Throughout a career as a developer and an SRE, tens of thousands of hours have been spent at the keyboard. During high-intensity events, like a major database recovery or a complex cluster migration, it becomes clear that the standard keyboard layout is a legacy of the typewriter era, not optimized for a modern SRE.

The constant reaching for "Escape," the complex "Control-Shift-K" combinations, and the frequent movement to the mouse create physical fatigue and break mental flow. A professional interface was required that could adapt to the speed of thought.

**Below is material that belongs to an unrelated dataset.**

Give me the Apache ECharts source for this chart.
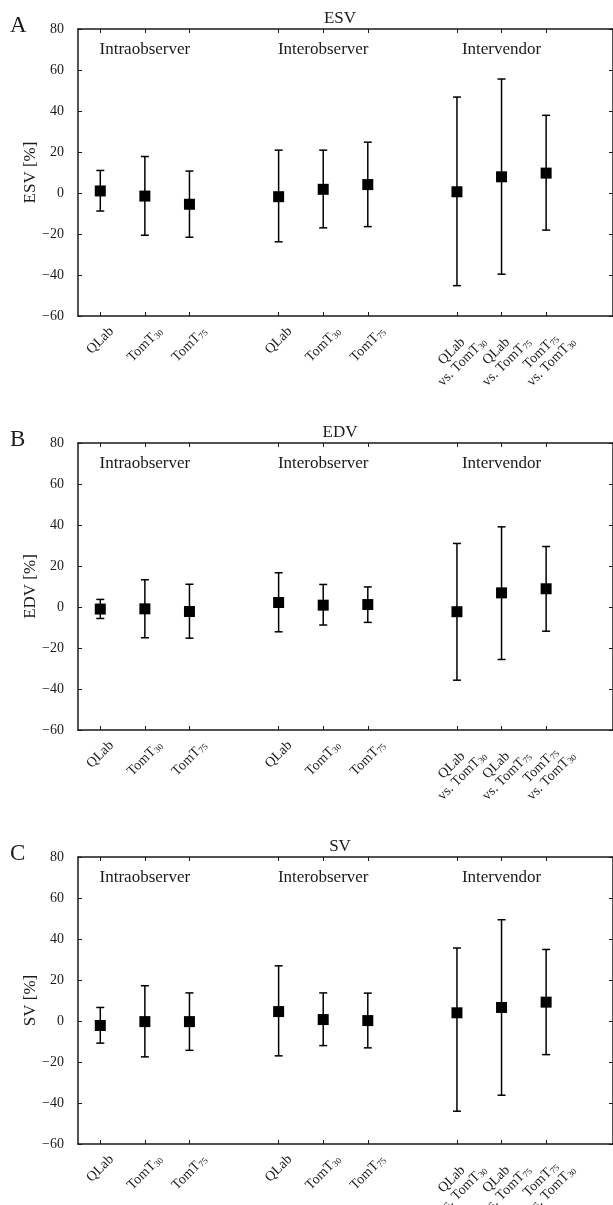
<!DOCTYPE html>
<html>
<head>
<meta charset="utf-8">
<script src="https://cdn.jsdelivr.net/npm/echarts@6/dist/echarts.min.js"></script>
<style>
html, body { margin: 0; padding: 0; background: #fff; }
#chart { width: 613px; height: 1205px; }
</style>
</head>
<body>
<div id="chart"></div>
<script>
// category slots on the x axis (3, 7 and 11 are gaps between groups)
var xPos = [0, 1, 2, 4, 5, 6, 8, 9, 10];
var xLabels = ['QLab', 'TomT_30', 'TomT_75', 'QLab', 'TomT_30', 'TomT_75',
  'QLab\nvs. TomT_30', 'QLab\nvs. TomT_75', 'TomT_75\nvs. TomT_30'];
var groupNames = ['Intraobserver', 'Interobserver', 'Intervendor'];
var groupPos = [1, 5, 9];
var panelNames = ['ESV', 'EDV', 'SV'];
var panelLetters = ['A', 'B', 'C'];

// mean difference and limits of agreement, in %
var esvMean = [1.0, -1.5, -5.5, -1.8, 1.8, 4.1, 0.6, 7.9, 9.7];
var esvLow = [-8.8, -20.6, -21.6, -23.8, -17.0, -16.4, -45.2, -39.6, -18.1];
var esvHigh = [11.0, 17.8, 10.7, 20.9, 20.9, 24.8, 46.8, 55.6, 37.9];

var edvMean = [-1.0, -0.9, -2.2, 2.2, 0.9, 1.2, -2.3, 6.9, 8.9];
var edvLow = [-5.6, -15.0, -15.2, -12.1, -8.8, -7.5, -35.7, -25.6, -11.8];
var edvHigh = [3.7, 13.3, 11.1, 16.7, 11.0, 9.8, 31.0, 39.1, 29.5];

var svMean = [-2.2, -0.3, -0.3, 4.6, 0.7, 0.2, 4.0, 6.6, 9.2];
var svLow = [-10.8, -17.5, -14.3, -17.0, -12.0, -13.1, -44.0, -36.2, -16.4];
var svHigh = [6.6, 17.2, 13.7, 26.9, 13.7, 13.6, 35.6, 49.4, 34.9];

var yMin = -60, yMax = 80, yStep = 20;

var panels = [
  { mean: esvMean, low: esvLow, high: esvHigh },
  { mean: edvMean, low: edvLow, high: edvHigh },
  { mean: svMean, low: svLow, high: svHigh }
];

var FONT = '"Liberation Serif", "Times New Roman", serif';
var INK = '#1a1a1a';
var panelTop = [29, 443, 857];
var panelH = 287;

var cats = [];
for (var i = 0; i < 12; i++) cats.push(String(i));

// text measuring for the rotated tick labels
var ctx = document.createElement('canvas').getContext('2d');
function textW(s, size) {
  ctx.font = size + 'px ' + FONT;
  return ctx.measureText(s).width;
}
function lineW(line) {
  var w = 0;
  line.split(/(_\d+)/).forEach(function (p) {
    if (!p) return;
    w += p[0] === '_' ? textW(p.slice(1), 9) : textW(p, 14);
  });
  return w;
}
function toRich(label) {
  return label.split('\n').map(function (line) {
    return line.split(/(_\d+)/).filter(Boolean).map(function (p) {
      return p[0] === '_' ? '{s|' + p.slice(1) + '}' : '{n|' + p + '}';
    }).join('');
  }).join('\n');
}
var richStyle = {
  n: { fontSize: 14, fontFamily: FONT, lineHeight: 15, fill: INK },
  s: { fontSize: 9, fontFamily: FONT, lineHeight: 15, fill: INK, verticalAlign: 'bottom' }
};

function errorBar(params, api) {
  var x = api.value(0);
  var lo = api.coord([x, api.value(1)]);
  var hi = api.coord([x, api.value(2)]);
  var cap = 4;
  var st = { stroke: '#000', lineWidth: 1.5 };
  return {
    type: 'group',
    children: [
      { type: 'line', shape: { x1: lo[0], y1: lo[1], x2: hi[0], y2: hi[1] }, style: st },
      { type: 'line', shape: { x1: lo[0] - cap, y1: lo[1], x2: lo[0] + cap, y2: lo[1] }, style: st },
      { type: 'line', shape: { x1: hi[0] - cap, y1: hi[1], x2: hi[0] + cap, y2: hi[1] }, style: st }
    ]
  };
}

function tickLabel(params, api) {
  var lab = xLabels[params.dataIndex];
  var p = api.coord([api.value(0), yMin]);
  var lines = lab.split('\n');
  var w = Math.max.apply(null, lines.map(lineW));
  var h = lines.length * 15;
  var half = (w + h) * Math.SQRT1_2 / 2;
  return {
    type: 'text',
    x: p[0],
    y: p[1] + 8 + half,
    rotation: Math.PI / 4,
    style: { text: toRich(lab), align: 'center', verticalAlign: 'middle', rich: richStyle }
  };
}

function groupLabel(params, api) {
  var p = api.coord([api.value(0), api.value(1)]);
  return {
    type: 'text', x: p[0], y: p[1],
    style: {
      text: groupNames[params.dataIndex], align: 'center', verticalAlign: 'middle',
      fontSize: 17, fontFamily: FONT, fill: INK
    }
  };
}

var axisLine = { show: true, onZero: false, lineStyle: { color: INK, width: 1.5 } };
var tickStyle = { color: INK, width: 1 };
function showTick(index) { return xPos.indexOf(index) >= 0; }

var option = {
  animation: false,
  backgroundColor: '#fff',
  title: [], grid: [], xAxis: [], yAxis: [], series: []
};

panels.forEach(function (pd, k) {
  var top = panelTop[k];
  option.title.push({
    text: panelNames[k], left: 340, top: top - 19, textAlign: 'center', padding: 0,
    textStyle: { fontFamily: FONT, fontSize: 17, fontWeight: 'normal', color: INK }
  });
  option.title.push({
    text: panelLetters[k], left: 10, top: top - 15, padding: 0,
    textStyle: { fontFamily: FONT, fontSize: 23, fontWeight: 'normal', color: INK }
  });
  option.grid.push({ left: 78, top: top, width: 537, height: panelH });

  option.xAxis.push({
    type: 'category', gridIndex: k, data: cats, position: 'bottom',
    axisLine: axisLine,
    axisTick: { show: true, inside: true, length: 4, alignWithLabel: true, interval: showTick, lineStyle: tickStyle },
    axisLabel: { show: false }, splitLine: { show: false }
  });
  option.xAxis.push({
    type: 'category', gridIndex: k, data: cats, position: 'top',
    axisLine: axisLine,
    axisTick: { show: true, inside: true, length: 4, alignWithLabel: true, interval: showTick, lineStyle: tickStyle },
    axisLabel: { show: false }, splitLine: { show: false }
  });
  option.yAxis.push({
    type: 'value', gridIndex: k, min: yMin, max: yMax, interval: yStep, position: 'left',
    name: panelNames[k] + ' [%]', nameLocation: 'middle', nameGap: 39, nameMoveOverlap: false,
    nameTextStyle: { fontFamily: FONT, fontSize: 17, color: INK },
    axisLine: axisLine,
    axisTick: { show: true, inside: true, length: 4, lineStyle: tickStyle },
    axisLabel: {
      margin: 14, fontFamily: FONT, fontSize: 14, color: INK,
      formatter: function (v) { return String(v).replace('-', '\u2212'); }
    },
    splitLine: { show: false }
  });
  option.yAxis.push({
    type: 'value', gridIndex: k, min: yMin, max: yMax, interval: yStep, position: 'right',
    axisLine: axisLine,
    axisTick: { show: true, inside: true, length: 4, lineStyle: tickStyle },
    axisLabel: { show: false }, splitLine: { show: false }
  });

  var xi = 2 * k, yi = 2 * k;
  option.series.push({
    type: 'custom', xAxisIndex: xi, yAxisIndex: yi, clip: false,
    renderItem: errorBar,
    encode: { x: 0, y: [1, 2] },
    data: xPos.map(function (x, i) { return [x, pd.low[i], pd.high[i]]; })
  });
  option.series.push({
    type: 'scatter', xAxisIndex: xi, yAxisIndex: yi,
    symbol: 'rect', symbolSize: 11, itemStyle: { color: '#000', opacity: 1 },
    data: xPos.map(function (x, i) { return [x, pd.mean[i]]; })
  });
  option.series.push({
    type: 'custom', xAxisIndex: xi, yAxisIndex: yi, clip: false,
    renderItem: tickLabel,
    data: xPos.map(function (x) { return [x, yMin]; })
  });
  option.series.push({
    type: 'custom', xAxisIndex: xi, yAxisIndex: yi, clip: false,
    renderItem: groupLabel,
    data: groupPos.map(function (x) { return [x, 70]; })
  });
});

var myChart = echarts.init(document.getElementById('chart'));
myChart.setOption(option);
</script>
</body>
</html>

The Strategy: Hardware-Level Workflow Automation

Experience integrating complex physical systems has taught that the interface is the system. QMK (Quantum Mechanical Keyboard) firmware was chosen to build a truly customized Human Interface Device (HID).

The strategy wasn't just about "pretty lights"; it was about "Ergonomic Efficiency":

  1. The Leader Key: Using a custom C-based dictionary to trigger complex Git and Kubernetes commands with a few simple taps.
  2. The Home-Row Layer: Moving the arrow keys, brackets, and numbers to a secondary layer reachable without moving hands from the home row.
  3. OS-Agnostic Macros: Since the logic runs on the keyboard's internal microcontroller (ATmega32U4), specialized workflows work perfectly across macOS, NixOS, or remote SSH sessions.

Implementation: Codifying the Interface

Customizing a professional interface requires more than just a GUI; it requires C programming and an understanding of embedded systems. Here is how an "SRE Workflow" was codified into keyboard firmware:

c
void matrix_scan_user(void) {
  LEADER_DICTIONARY() {
    leading = false;
    seq_two_keys(KC_G, KC_A) {
      // Type "git add ." when I type Leader -> g -> a
      SEND_STRING("git add .");
    }
    seq_two_keys(KC_G, KC_C) {
      // Type "git commit -m"
      SEND_STRING("git commit -m \"\"");
      // Move cursor back between the quotes
      tap_code(KC_LEFT);
    }
  }
}

By compiling this into a .hex file and flashing it to the device, the keyboard becomes a specialized console for SRE operations.

Impact: 20% Fewer Keystrokes and Increased Focus

Optimizing the physical-to-digital bridge has had a profound impact on daily productivity:

  • Reduced RSI Risk: By bringing all essential symbols and navigation keys to the home row, repetitive strain on wrists during 12-hour on-call shifts has been significantly reduced.
  • Workflow Acceleration: Common "boilerplate" commands that used to take 20+ keystrokes are now executed with 3, maintaining momentum during complex architectural refactors.

Conclusion

The physical environment is the foundation of digital performance. By applying a "Systems Integration" mindset to development hardware, a workspace has been built that is as resilient and high-performance as the clusters being managed.

For the modern SRE, the interface is not just a peripheral; it is a strategic tool for excellence. QMK has allowed that tool to become a professional-grade extension of the engineering workflow.